§ **PROBLEM STATEMENT**:
Copy exactly, and only, the lines between the line holding "Output the Python" and the line holding "TREAT_CI = '#4030d0'", inclusive; skip the pictures.

(Entries with chart source code)

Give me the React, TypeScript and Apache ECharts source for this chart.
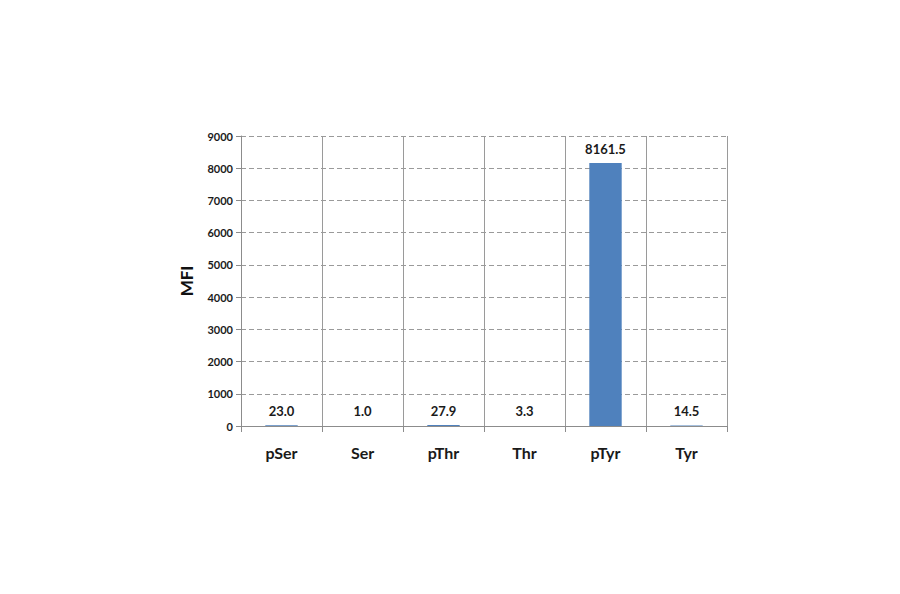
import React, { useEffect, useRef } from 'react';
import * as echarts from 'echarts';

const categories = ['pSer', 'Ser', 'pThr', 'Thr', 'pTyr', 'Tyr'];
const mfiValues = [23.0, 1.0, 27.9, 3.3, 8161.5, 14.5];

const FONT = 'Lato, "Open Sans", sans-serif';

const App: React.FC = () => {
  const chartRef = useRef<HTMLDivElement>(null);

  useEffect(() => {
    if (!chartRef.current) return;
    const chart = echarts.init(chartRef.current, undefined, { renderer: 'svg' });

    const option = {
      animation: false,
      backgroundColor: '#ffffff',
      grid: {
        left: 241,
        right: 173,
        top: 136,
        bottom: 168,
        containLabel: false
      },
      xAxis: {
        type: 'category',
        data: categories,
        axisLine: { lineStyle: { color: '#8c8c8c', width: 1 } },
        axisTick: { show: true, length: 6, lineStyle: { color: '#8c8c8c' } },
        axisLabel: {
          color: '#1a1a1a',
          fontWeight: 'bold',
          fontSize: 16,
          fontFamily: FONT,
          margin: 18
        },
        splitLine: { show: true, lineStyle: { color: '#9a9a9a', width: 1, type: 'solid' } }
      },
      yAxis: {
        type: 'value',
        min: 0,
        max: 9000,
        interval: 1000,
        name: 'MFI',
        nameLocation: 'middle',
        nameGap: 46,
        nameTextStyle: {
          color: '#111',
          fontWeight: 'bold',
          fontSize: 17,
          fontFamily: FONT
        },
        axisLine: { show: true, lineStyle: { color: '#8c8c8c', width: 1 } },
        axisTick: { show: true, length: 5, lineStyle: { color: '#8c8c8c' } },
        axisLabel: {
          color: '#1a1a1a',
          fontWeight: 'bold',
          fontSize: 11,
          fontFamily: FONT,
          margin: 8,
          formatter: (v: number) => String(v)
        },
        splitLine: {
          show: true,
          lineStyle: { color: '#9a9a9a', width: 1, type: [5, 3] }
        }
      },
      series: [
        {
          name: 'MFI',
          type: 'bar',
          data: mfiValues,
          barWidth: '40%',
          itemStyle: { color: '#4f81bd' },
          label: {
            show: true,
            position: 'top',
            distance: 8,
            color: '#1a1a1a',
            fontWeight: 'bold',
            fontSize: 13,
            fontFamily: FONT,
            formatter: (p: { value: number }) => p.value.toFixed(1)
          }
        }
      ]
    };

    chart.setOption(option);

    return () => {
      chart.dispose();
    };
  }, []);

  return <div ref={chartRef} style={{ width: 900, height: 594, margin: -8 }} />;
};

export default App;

--

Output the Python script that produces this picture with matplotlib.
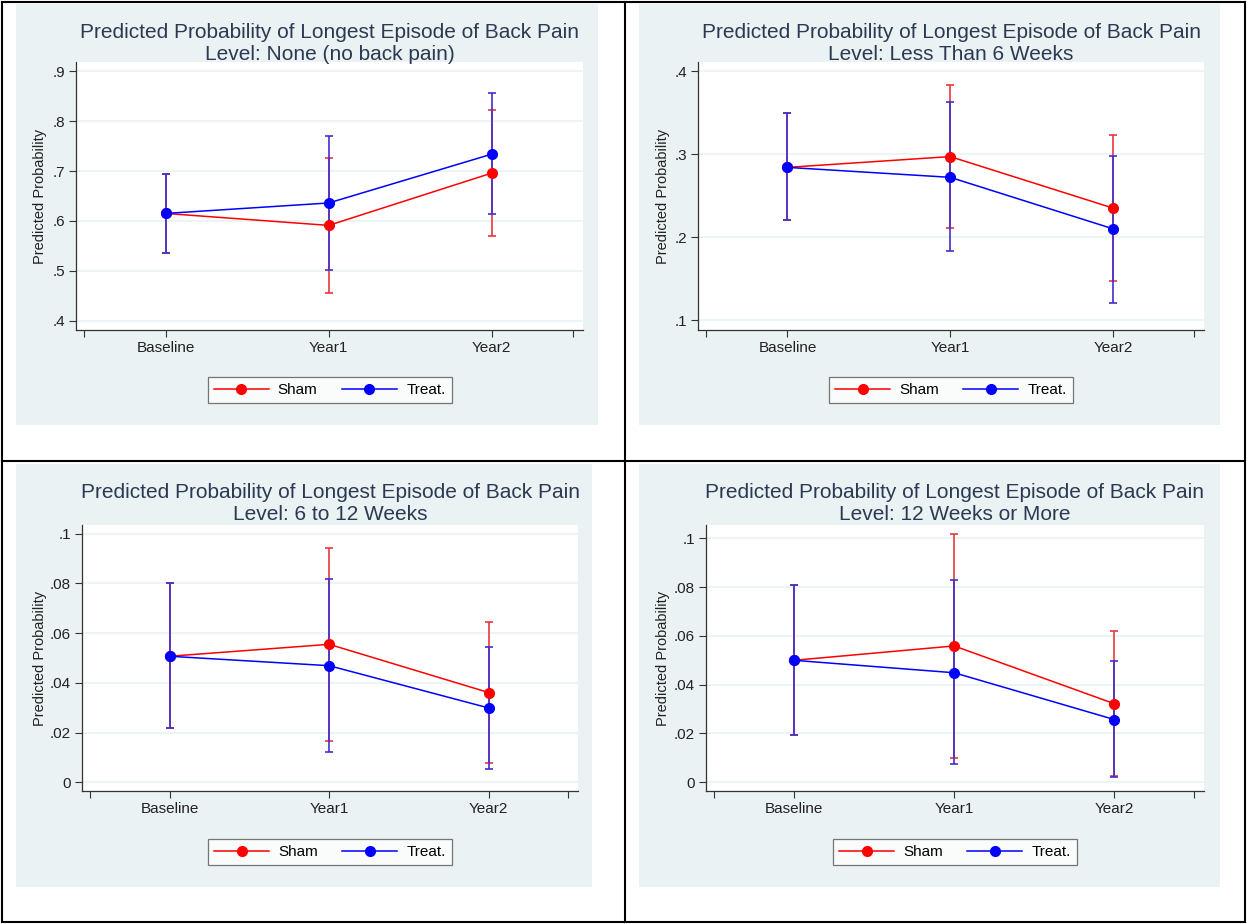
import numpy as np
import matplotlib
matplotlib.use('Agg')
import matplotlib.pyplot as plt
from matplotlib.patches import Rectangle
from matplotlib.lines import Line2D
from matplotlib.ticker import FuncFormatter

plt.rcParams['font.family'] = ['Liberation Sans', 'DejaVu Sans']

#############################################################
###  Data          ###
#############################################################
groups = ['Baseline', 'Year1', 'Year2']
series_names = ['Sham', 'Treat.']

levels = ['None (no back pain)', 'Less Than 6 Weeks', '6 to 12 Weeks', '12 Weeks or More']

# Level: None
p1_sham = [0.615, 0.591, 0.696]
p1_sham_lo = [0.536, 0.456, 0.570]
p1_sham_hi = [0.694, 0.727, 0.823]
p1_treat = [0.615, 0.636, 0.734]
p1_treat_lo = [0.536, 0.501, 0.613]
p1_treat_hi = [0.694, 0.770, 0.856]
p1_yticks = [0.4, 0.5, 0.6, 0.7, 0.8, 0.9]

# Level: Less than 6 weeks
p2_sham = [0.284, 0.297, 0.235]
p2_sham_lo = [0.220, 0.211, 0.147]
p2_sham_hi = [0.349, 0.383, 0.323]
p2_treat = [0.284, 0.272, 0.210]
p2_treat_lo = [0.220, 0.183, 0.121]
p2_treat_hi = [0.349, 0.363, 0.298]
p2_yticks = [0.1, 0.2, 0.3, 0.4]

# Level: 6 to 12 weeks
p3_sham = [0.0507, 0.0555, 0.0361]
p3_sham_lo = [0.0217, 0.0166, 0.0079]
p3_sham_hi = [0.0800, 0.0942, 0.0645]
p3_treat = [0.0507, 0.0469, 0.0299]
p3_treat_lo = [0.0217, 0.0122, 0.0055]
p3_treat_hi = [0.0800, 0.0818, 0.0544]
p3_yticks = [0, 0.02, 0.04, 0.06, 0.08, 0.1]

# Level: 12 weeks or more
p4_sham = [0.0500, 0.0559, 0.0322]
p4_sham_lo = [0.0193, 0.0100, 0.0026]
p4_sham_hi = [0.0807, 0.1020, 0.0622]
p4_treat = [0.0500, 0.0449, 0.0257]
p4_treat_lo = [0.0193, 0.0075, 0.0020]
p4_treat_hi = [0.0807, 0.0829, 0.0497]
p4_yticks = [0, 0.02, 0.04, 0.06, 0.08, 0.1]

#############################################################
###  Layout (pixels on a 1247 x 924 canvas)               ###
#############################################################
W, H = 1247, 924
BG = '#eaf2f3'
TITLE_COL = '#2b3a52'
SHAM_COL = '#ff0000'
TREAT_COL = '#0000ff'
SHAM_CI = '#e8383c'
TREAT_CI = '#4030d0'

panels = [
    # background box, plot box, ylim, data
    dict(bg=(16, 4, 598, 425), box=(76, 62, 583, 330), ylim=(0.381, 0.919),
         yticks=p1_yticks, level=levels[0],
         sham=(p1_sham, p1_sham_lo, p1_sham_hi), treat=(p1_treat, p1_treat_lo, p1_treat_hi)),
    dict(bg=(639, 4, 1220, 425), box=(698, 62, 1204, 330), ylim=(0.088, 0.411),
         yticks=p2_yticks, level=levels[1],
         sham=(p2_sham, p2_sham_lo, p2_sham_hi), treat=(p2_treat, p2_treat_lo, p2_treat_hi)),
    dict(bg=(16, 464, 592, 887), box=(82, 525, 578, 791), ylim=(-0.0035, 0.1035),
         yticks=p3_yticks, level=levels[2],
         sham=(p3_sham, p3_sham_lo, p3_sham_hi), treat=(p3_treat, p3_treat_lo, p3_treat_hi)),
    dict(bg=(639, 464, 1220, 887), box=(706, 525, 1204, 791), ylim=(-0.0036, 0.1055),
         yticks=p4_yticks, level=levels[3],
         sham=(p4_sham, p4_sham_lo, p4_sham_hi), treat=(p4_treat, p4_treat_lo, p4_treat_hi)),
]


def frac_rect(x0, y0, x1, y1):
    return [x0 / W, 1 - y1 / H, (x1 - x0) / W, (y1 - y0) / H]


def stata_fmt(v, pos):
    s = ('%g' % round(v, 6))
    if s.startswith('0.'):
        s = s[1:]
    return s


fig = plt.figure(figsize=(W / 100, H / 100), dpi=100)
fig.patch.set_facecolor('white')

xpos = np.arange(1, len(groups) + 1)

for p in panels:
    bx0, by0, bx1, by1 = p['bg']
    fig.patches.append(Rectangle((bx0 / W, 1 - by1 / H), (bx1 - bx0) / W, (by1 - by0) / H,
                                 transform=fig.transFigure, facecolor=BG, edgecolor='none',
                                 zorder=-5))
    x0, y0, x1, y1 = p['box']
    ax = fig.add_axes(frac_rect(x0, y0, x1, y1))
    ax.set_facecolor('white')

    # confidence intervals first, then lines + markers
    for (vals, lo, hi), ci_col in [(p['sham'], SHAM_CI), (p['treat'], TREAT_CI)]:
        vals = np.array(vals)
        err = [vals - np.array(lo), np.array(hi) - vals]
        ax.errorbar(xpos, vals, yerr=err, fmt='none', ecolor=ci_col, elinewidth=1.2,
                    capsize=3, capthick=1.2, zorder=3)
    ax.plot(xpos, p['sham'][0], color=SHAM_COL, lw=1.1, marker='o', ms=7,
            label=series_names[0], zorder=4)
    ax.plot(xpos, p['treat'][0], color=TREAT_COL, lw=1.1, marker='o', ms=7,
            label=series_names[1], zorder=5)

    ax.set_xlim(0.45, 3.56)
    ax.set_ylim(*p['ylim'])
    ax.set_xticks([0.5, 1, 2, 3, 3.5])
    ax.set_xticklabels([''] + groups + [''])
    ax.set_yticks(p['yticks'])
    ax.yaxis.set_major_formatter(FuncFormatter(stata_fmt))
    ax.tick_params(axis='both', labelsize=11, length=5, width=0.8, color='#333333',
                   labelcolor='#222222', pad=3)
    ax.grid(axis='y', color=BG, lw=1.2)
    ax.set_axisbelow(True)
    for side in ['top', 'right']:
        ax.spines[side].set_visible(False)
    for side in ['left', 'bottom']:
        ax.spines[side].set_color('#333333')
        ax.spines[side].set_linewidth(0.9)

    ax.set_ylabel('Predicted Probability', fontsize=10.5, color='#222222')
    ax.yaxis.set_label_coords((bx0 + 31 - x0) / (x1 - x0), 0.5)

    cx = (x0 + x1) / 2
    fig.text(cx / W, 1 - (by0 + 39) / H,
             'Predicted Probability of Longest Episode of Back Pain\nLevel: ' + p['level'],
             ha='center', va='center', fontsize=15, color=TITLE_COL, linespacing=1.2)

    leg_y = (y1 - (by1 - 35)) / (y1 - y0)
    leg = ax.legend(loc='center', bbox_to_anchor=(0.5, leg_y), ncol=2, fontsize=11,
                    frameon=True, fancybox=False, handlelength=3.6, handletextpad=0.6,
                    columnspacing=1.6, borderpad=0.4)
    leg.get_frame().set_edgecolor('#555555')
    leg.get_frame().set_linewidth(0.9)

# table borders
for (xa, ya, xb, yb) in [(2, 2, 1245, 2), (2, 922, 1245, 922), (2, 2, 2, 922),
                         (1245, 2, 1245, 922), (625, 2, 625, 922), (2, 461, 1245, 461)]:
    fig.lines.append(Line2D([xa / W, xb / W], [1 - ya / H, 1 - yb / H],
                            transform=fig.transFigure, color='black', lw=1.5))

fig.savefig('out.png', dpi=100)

§ **WRITTEN REPLY**:
Output the Python script that produces this picture with matplotlib.
import numpy as np
import matplotlib
matplotlib.use('Agg')
import matplotlib.pyplot as plt
from matplotlib.patches import Rectangle
from matplotlib.lines import Line2D
from matplotlib.ticker import FuncFormatter

plt.rcParams['font.family'] = ['Liberation Sans', 'DejaVu Sans']

#############################################################
###  Data          ###
#############################################################
groups = ['Baseline', 'Year1', 'Year2']
series_names = ['Sham', 'Treat.']

levels = ['None (no back pain)', 'Less Than 6 Weeks', '6 to 12 Weeks', '12 Weeks or More']

# Level: None
p1_sham = [0.615, 0.591, 0.696]
p1_sham_lo = [0.536, 0.456, 0.570]
p1_sham_hi = [0.694, 0.727, 0.823]
p1_treat = [0.615, 0.636, 0.734]
p1_treat_lo = [0.536, 0.501, 0.613]
p1_treat_hi = [0.694, 0.770, 0.856]
p1_yticks = [0.4, 0.5, 0.6, 0.7, 0.8, 0.9]

# Level: Less than 6 weeks
p2_sham = [0.284, 0.297, 0.235]
p2_sham_lo = [0.220, 0.211, 0.147]
p2_sham_hi = [0.349, 0.383, 0.323]
p2_treat = [0.284, 0.272, 0.210]
p2_treat_lo = [0.220, 0.183, 0.121]
p2_treat_hi = [0.349, 0.363, 0.298]
p2_yticks = [0.1, 0.2, 0.3, 0.4]

# Level: 6 to 12 weeks
p3_sham = [0.0507, 0.0555, 0.0361]
p3_sham_lo = [0.0217, 0.0166, 0.0079]
p3_sham_hi = [0.0800, 0.0942, 0.0645]
p3_treat = [0.0507, 0.0469, 0.0299]
p3_treat_lo = [0.0217, 0.0122, 0.0055]
p3_treat_hi = [0.0800, 0.0818, 0.0544]
p3_yticks = [0, 0.02, 0.04, 0.06, 0.08, 0.1]

# Level: 12 weeks or more
p4_sham = [0.0500, 0.0559, 0.0322]
p4_sham_lo = [0.0193, 0.0100, 0.0026]
p4_sham_hi = [0.0807, 0.1020, 0.0622]
p4_treat = [0.0500, 0.0449, 0.0257]
p4_treat_lo = [0.0193, 0.0075, 0.0020]
p4_treat_hi = [0.0807, 0.0829, 0.0497]
p4_yticks = [0, 0.02, 0.04, 0.06, 0.08, 0.1]

#############################################################
###  Layout (pixels on a 1247 x 924 canvas)               ###
#############################################################
W, H = 1247, 924
BG = '#eaf2f3'
TITLE_COL = '#2b3a52'
SHAM_COL = '#ff0000'
TREAT_COL = '#0000ff'
SHAM_CI = '#e8383c'
TREAT_CI = '#4030d0'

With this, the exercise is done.